EXERCISE AIM: Images excluded, repeat each entry below exactly.

MATERIAL FOR THIS EXERCISE:
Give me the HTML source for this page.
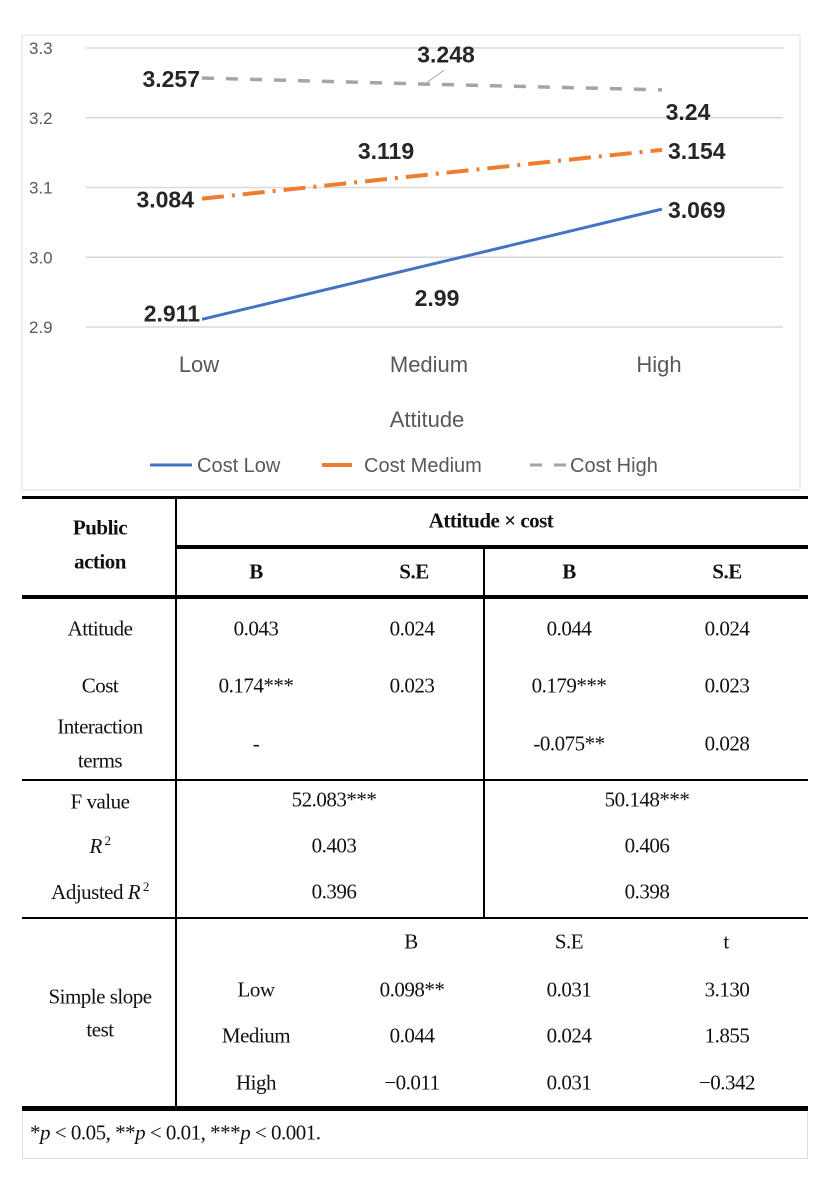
<!DOCTYPE html>
<html><head><meta charset="utf-8">
<style>
body{margin:0;background:#fff;width:821px;height:1184px;position:relative;overflow:hidden}
.t{position:absolute;font-family:"Liberation Serif",serif;font-size:21px;color:#111;transform:translate(-50%,-50%);white-space:nowrap;letter-spacing:-0.5px}
.b{font-weight:bold}
.hl{position:absolute;background:#000}
</style></head><body>
<svg width="821" height="495" style="position:absolute;left:0;top:0" font-family="Liberation Sans, sans-serif">
<rect x="22" y="35" width="778" height="455" fill="#fff" stroke="#ddd"/>
<g id="grid"></g><g id="series"></g><g id="labels"></g>
<text x="427" y="427" text-anchor="middle" font-size="22" fill="#595959">Attitude</text>
<g font-size="20" fill="#595959">
<line x1="150" y1="465" x2="192" y2="465" stroke="#4472c4" stroke-width="3"/><text x="197" y="472">Cost Low</text>
<line x1="322" y1="465" x2="352" y2="465" stroke="#ed7d31" stroke-width="4"/><text x="364" y="472">Cost Medium</text>
<line x1="530" y1="465" x2="568" y2="465" stroke="#a5a5a5" stroke-width="3" stroke-dasharray="12,12"/><text x="570" y="472">Cost High</text>
</g>
</svg>
<script>
const categories=["Low","Medium","High"];
const yTicks=[2.9,3.0,3.1,3.2,3.3];
const costLow=[2.911,2.99,3.069];
const costMedium=[3.084,3.119,3.154];
const costHigh=[3.257,3.248,3.24];
const NS="http://www.w3.org/2000/svg";
function y(v){return 327-(v-2.9)/0.4*279;}
function x(i){return 202+i*230;}
function mk(tag,attrs,parent,text){const e=document.createElementNS(NS,tag);for(const k in attrs)e.setAttribute(k,attrs[k]);if(text!==undefined)e.textContent=text;parent.appendChild(e);return e;}
const grid=document.getElementById('grid');
yTicks.forEach(t=>{
 const l=mk('line',{x1:86,x2:783,y1:y(t),y2:y(t),stroke:'#d9d9d9','stroke-width':1.5},grid);
 
 
 const tx=mk('text',{x:29,y:y(t)+6,'font-size':17,fill:'#595959'},grid,t.toFixed(1));
 
 
});
categories.forEach((c,i)=>{
 const tx=mk('text',{x:x(i)-3,y:372,'text-anchor':'middle','font-size':22,fill:'#595959'},grid,c);
 
 
});
const ser=document.getElementById('series');
const defs=[[costLow,'#4472c4','none','cost-low-line',3],[costMedium,'#ed7d31','22,8,3,8','cost-medium-line',4],[costHigh,'#a5a5a5','12,12','cost-high-line',3.5]];
defs.forEach(d=>{
 const pts=d[0].map((v,i)=>x(i)+','+y(v)).join(' ');
 const p=mk('polyline',{points:pts,fill:'none',stroke:d[1],'stroke-width':d[4],'stroke-dasharray':d[2]},ser);
 
 
});
const lab=document.getElementById('labels');
function L(v,i,dx,dy,anchor,name){
 const t=mk('text',{x:x(i)+dx,y:y(v)+dy,'text-anchor':anchor,'font-size':23,'font-weight':'bold',fill:'#262626'},lab,String(v));
 
 
}
L(costHigh[0],0,-2,9,'end','label-high-low');
L(costHigh[1],1,14,-22,'middle','label-high-medium');
mk('line',{x1:x(1)-5,y1:y(costHigh[1])-2,x2:x(1)+12,y2:y(costHigh[1])-14,stroke:'#a5a5a5'},lab);
L(costHigh[2],2,26,30,'middle','label-high-high');
L(costMedium[0],0,-8,9,'end','label-medium-low');
L(costMedium[1],1,-46,-15,'middle','label-medium-medium');
L(costMedium[2],2,6,9,'start','label-medium-high');
L(costLow[0],0,-2,2,'end','label-low-low');
L(costLow[1],1,5,42,'middle','label-low-medium');
L(costLow[2],2,6,9,'start','label-low-high');
</script>

<div>
<div class="hl" style="left:22px;top:496px;width:786px;height:3px"></div>
<div class="hl" style="left:175px;top:545px;width:633px;height:4px"></div>
<div class="hl" style="left:22px;top:595px;width:786px;height:4px"></div>
<div class="hl" style="left:22px;top:779px;width:786px;height:2px"></div>
<div class="hl" style="left:22px;top:917px;width:786px;height:2px"></div>
<div class="hl" style="left:22px;top:1106px;width:786px;height:5px"></div>
<div class="hl" style="left:175px;top:497px;width:2px;height:610px"></div>
<div class="hl" style="left:483px;top:547px;width:2px;height:371px"></div>
<div style="position:absolute;left:22px;top:1111px;width:784px;height:47px;border:1px solid #ddd;border-top:none"></div>

<div class="t b" style="left:100px;top:528px">Public</div>
<div class="t b" style="left:100px;top:562px">action</div>
<div class="t b" style="left:491px;top:521px">Attitude × cost</div>
<div class="t b" style="left:256px;top:572px">B</div>
<div class="t b" style="left:414px;top:572px">S.E</div>
<div class="t b" style="left:569px;top:572px">B</div>
<div class="t b" style="left:727px;top:572px">S.E</div>

<div class="t" style="left:100px;top:629px">Attitude</div>
<div class="t" style="left:256px;top:629px">0.043</div>
<div class="t" style="left:412px;top:629px">0.024</div>
<div class="t" style="left:569px;top:629px">0.044</div>
<div class="t" style="left:727px;top:629px">0.024</div>
<div class="t" style="left:100px;top:686px">Cost</div>
<div class="t" style="left:256px;top:686px">0.174***</div>
<div class="t" style="left:412px;top:686px">0.023</div>
<div class="t" style="left:569px;top:686px">0.179***</div>
<div class="t" style="left:727px;top:686px">0.023</div>
<div class="t" style="left:100px;top:727px">Interaction</div>
<div class="t" style="left:100px;top:761px">terms</div>
<div class="t" style="left:256px;top:744px">-</div>
<div class="t" style="left:569px;top:744px">-0.075**</div>
<div class="t" style="left:727px;top:744px">0.028</div>

<div class="t" style="left:100px;top:802px">F value</div>
<div class="t" style="left:334px;top:800px">52.083***</div>
<div class="t" style="left:647px;top:800px">50.148***</div>
<div class="t" style="left:100px;top:846px"><i>R</i><sup style="font-size:13px"> 2</sup></div>
<div class="t" style="left:334px;top:846px">0.403</div>
<div class="t" style="left:647px;top:846px">0.406</div>
<div class="t" style="left:100px;top:892px">Adjusted <i>R</i><sup style="font-size:13px"> 2</sup></div>
<div class="t" style="left:334px;top:892px">0.396</div>
<div class="t" style="left:647px;top:892px">0.398</div>

<div class="t" style="left:411px;top:942px">B</div>
<div class="t" style="left:569px;top:942px">S.E</div>
<div class="t" style="left:726px;top:942px">t</div>
<div class="t" style="left:100px;top:997px">Simple slope</div>
<div class="t" style="left:100px;top:1030px">test</div>
<div class="t" style="left:256px;top:990px">Low</div>
<div class="t" style="left:412px;top:990px">0.098**</div>
<div class="t" style="left:569px;top:990px">0.031</div>
<div class="t" style="left:727px;top:990px">3.130</div>
<div class="t" style="left:256px;top:1036px">Medium</div>
<div class="t" style="left:412px;top:1036px">0.044</div>
<div class="t" style="left:569px;top:1036px">0.024</div>
<div class="t" style="left:727px;top:1036px">1.855</div>
<div class="t" style="left:256px;top:1083px">High</div>
<div class="t" style="left:412px;top:1083px">−0.011</div>
<div class="t" style="left:569px;top:1083px">0.031</div>
<div class="t" style="left:727px;top:1083px">−0.342</div>
<div class="t" style="left:30px;top:1133px;transform:translate(0,-50%)">*<i>p</i> &lt; 0.05, **<i>p</i> &lt; 0.01, ***<i>p</i> &lt; 0.001.</div>
</div>
</body></html>
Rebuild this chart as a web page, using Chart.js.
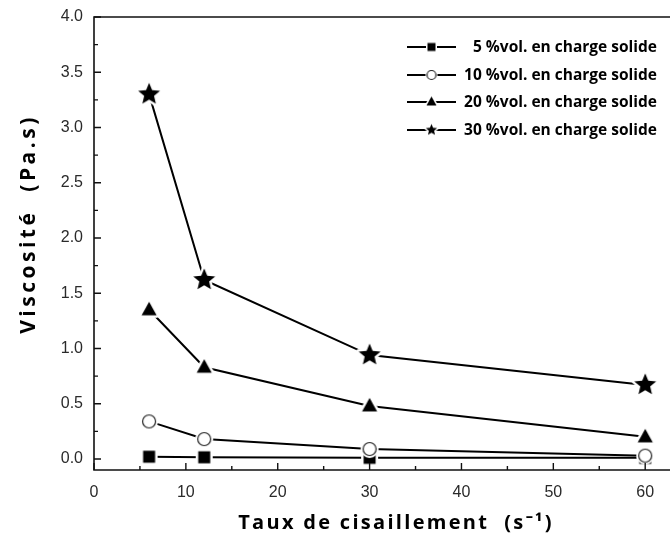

COMPLETED TASK:
Give me the HTML source for this page.
<!DOCTYPE html>
<html><head><meta charset="utf-8">
<style>
body{margin:0;background:#fff;width:821px;height:1184px;position:relative;overflow:hidden}
.t{position:absolute;font-family:"Liberation Serif",serif;font-size:21px;color:#111;transform:translate(-50%,-50%);white-space:nowrap;letter-spacing:-0.5px}
.b{font-weight:bold}
.hl{position:absolute;background:#000}
</style></head><body>
<svg width="821" height="495" style="position:absolute;left:0;top:0" font-family="Liberation Sans, sans-serif">
<rect x="22" y="35" width="778" height="455" fill="#fff" stroke="#ddd"/>
<g id="grid"></g><g id="series"></g><g id="labels"></g>
<text x="427" y="427" text-anchor="middle" font-size="22" fill="#595959">Attitude</text>
<g font-size="20" fill="#595959">
<line x1="150" y1="465" x2="192" y2="465" stroke="#4472c4" stroke-width="3"/><text x="197" y="472">Cost Low</text>
<line x1="322" y1="465" x2="352" y2="465" stroke="#ed7d31" stroke-width="4"/><text x="364" y="472">Cost Medium</text>
<line x1="530" y1="465" x2="568" y2="465" stroke="#a5a5a5" stroke-width="3" stroke-dasharray="12,12"/><text x="570" y="472">Cost High</text>
</g>
</svg>
<script>
const categories=["Low","Medium","High"];
const yTicks=[2.9,3.0,3.1,3.2,3.3];
const costLow=[2.911,2.99,3.069];
const costMedium=[3.084,3.119,3.154];
const costHigh=[3.257,3.248,3.24];
const NS="http://www.w3.org/2000/svg";
function y(v){return 327-(v-2.9)/0.4*279;}
function x(i){return 202+i*230;}
function mk(tag,attrs,parent,text){const e=document.createElementNS(NS,tag);for(const k in attrs)e.setAttribute(k,attrs[k]);if(text!==undefined)e.textContent=text;parent.appendChild(e);return e;}
const grid=document.getElementById('grid');
yTicks.forEach(t=>{
 const l=mk('line',{x1:86,x2:783,y1:y(t),y2:y(t),stroke:'#d9d9d9','stroke-width':1.5},grid);
 
 
 const tx=mk('text',{x:29,y:y(t)+6,'font-size':17,fill:'#595959'},grid,t.toFixed(1));
 
 
});
categories.forEach((c,i)=>{
 const tx=mk('text',{x:x(i)-3,y:372,'text-anchor':'middle','font-size':22,fill:'#595959'},grid,c);
 
 
});
const ser=document.getElementById('series');
const defs=[[costLow,'#4472c4','none','cost-low-line',3],[costMedium,'#ed7d31','22,8,3,8','cost-medium-line',4],[costHigh,'#a5a5a5','12,12','cost-high-line',3.5]];
defs.forEach(d=>{
 const pts=d[0].map((v,i)=>x(i)+','+y(v)).join(' ');
 const p=mk('polyline',{points:pts,fill:'none',stroke:d[1],'stroke-width':d[4],'stroke-dasharray':d[2]},ser);
 
 
});
const lab=document.getElementById('labels');
function L(v,i,dx,dy,anchor,name){
 const t=mk('text',{x:x(i)+dx,y:y(v)+dy,'text-anchor':anchor,'font-size':23,'font-weight':'bold',fill:'#262626'},lab,String(v));
 
 
}
L(costHigh[0],0,-2,9,'end','label-high-low');
L(costHigh[1],1,14,-22,'middle','label-high-medium');
mk('line',{x1:x(1)-5,y1:y(costHigh[1])-2,x2:x(1)+12,y2:y(costHigh[1])-14,stroke:'#a5a5a5'},lab);
L(costHigh[2],2,26,30,'middle','label-high-high');
L(costMedium[0],0,-8,9,'end','label-medium-low');
L(costMedium[1],1,-46,-15,'middle','label-medium-medium');
L(costMedium[2],2,6,9,'start','label-medium-high');
L(costLow[0],0,-2,2,'end','label-low-low');
L(costLow[1],1,5,42,'middle','label-low-medium');
L(costLow[2],2,6,9,'start','label-low-high');
</script>

<div>
<div class="hl" style="left:22px;top:496px;width:786px;height:3px"></div>
<div class="hl" style="left:175px;top:545px;width:633px;height:4px"></div>
<div class="hl" style="left:22px;top:595px;width:786px;height:4px"></div>
<div class="hl" style="left:22px;top:779px;width:786px;height:2px"></div>
<div class="hl" style="left:22px;top:917px;width:786px;height:2px"></div>
<div class="hl" style="left:22px;top:1106px;width:786px;height:5px"></div>
<div class="hl" style="left:175px;top:497px;width:2px;height:610px"></div>
<div class="hl" style="left:483px;top:547px;width:2px;height:371px"></div>
<div style="position:absolute;left:22px;top:1111px;width:784px;height:47px;border:1px solid #ddd;border-top:none"></div>

<div class="t b" style="left:100px;top:528px">Public</div>
<div class="t b" style="left:100px;top:562px">action</div>
<div class="t b" style="left:491px;top:521px">Attitude × cost</div>
<div class="t b" style="left:256px;top:572px">B</div>
<div class="t b" style="left:414px;top:572px">S.E</div>
<div class="t b" style="left:569px;top:572px">B</div>
<div class="t b" style="left:727px;top:572px">S.E</div>

<div class="t" style="left:100px;top:629px">Attitude</div>
<div class="t" style="left:256px;top:629px">0.043</div>
<div class="t" style="left:412px;top:629px">0.024</div>
<div class="t" style="left:569px;top:629px">0.044</div>
<div class="t" style="left:727px;top:629px">0.024</div>
<div class="t" style="left:100px;top:686px">Cost</div>
<div class="t" style="left:256px;top:686px">0.174***</div>
<div class="t" style="left:412px;top:686px">0.023</div>
<div class="t" style="left:569px;top:686px">0.179***</div>
<div class="t" style="left:727px;top:686px">0.023</div>
<div class="t" style="left:100px;top:727px">Interaction</div>
<div class="t" style="left:100px;top:761px">terms</div>
<div class="t" style="left:256px;top:744px">-</div>
<div class="t" style="left:569px;top:744px">-0.075**</div>
<div class="t" style="left:727px;top:744px">0.028</div>

<div class="t" style="left:100px;top:802px">F value</div>
<div class="t" style="left:334px;top:800px">52.083***</div>
<div class="t" style="left:647px;top:800px">50.148***</div>
<div class="t" style="left:100px;top:846px"><i>R</i><sup style="font-size:13px"> 2</sup></div>
<div class="t" style="left:334px;top:846px">0.403</div>
<div class="t" style="left:647px;top:846px">0.406</div>
<div class="t" style="left:100px;top:892px">Adjusted <i>R</i><sup style="font-size:13px"> 2</sup></div>
<div class="t" style="left:334px;top:892px">0.396</div>
<div class="t" style="left:647px;top:892px">0.398</div>

<div class="t" style="left:411px;top:942px">B</div>
<div class="t" style="left:569px;top:942px">S.E</div>
<div class="t" style="left:726px;top:942px">t</div>
<div class="t" style="left:100px;top:997px">Simple slope</div>
<div class="t" style="left:100px;top:1030px">test</div>
<div class="t" style="left:256px;top:990px">Low</div>
<div class="t" style="left:412px;top:990px">0.098**</div>
<div class="t" style="left:569px;top:990px">0.031</div>
<div class="t" style="left:727px;top:990px">3.130</div>
<div class="t" style="left:256px;top:1036px">Medium</div>
<div class="t" style="left:412px;top:1036px">0.044</div>
<div class="t" style="left:569px;top:1036px">0.024</div>
<div class="t" style="left:727px;top:1036px">1.855</div>
<div class="t" style="left:256px;top:1083px">High</div>
<div class="t" style="left:412px;top:1083px">−0.011</div>
<div class="t" style="left:569px;top:1083px">0.031</div>
<div class="t" style="left:727px;top:1083px">−0.342</div>
<div class="t" style="left:30px;top:1133px;transform:translate(0,-50%)">*<i>p</i> &lt; 0.05, **<i>p</i> &lt; 0.01, ***<i>p</i> &lt; 0.001.</div>
</div>
</body></html>
Rebuild this chart as a web page, using Chart.js.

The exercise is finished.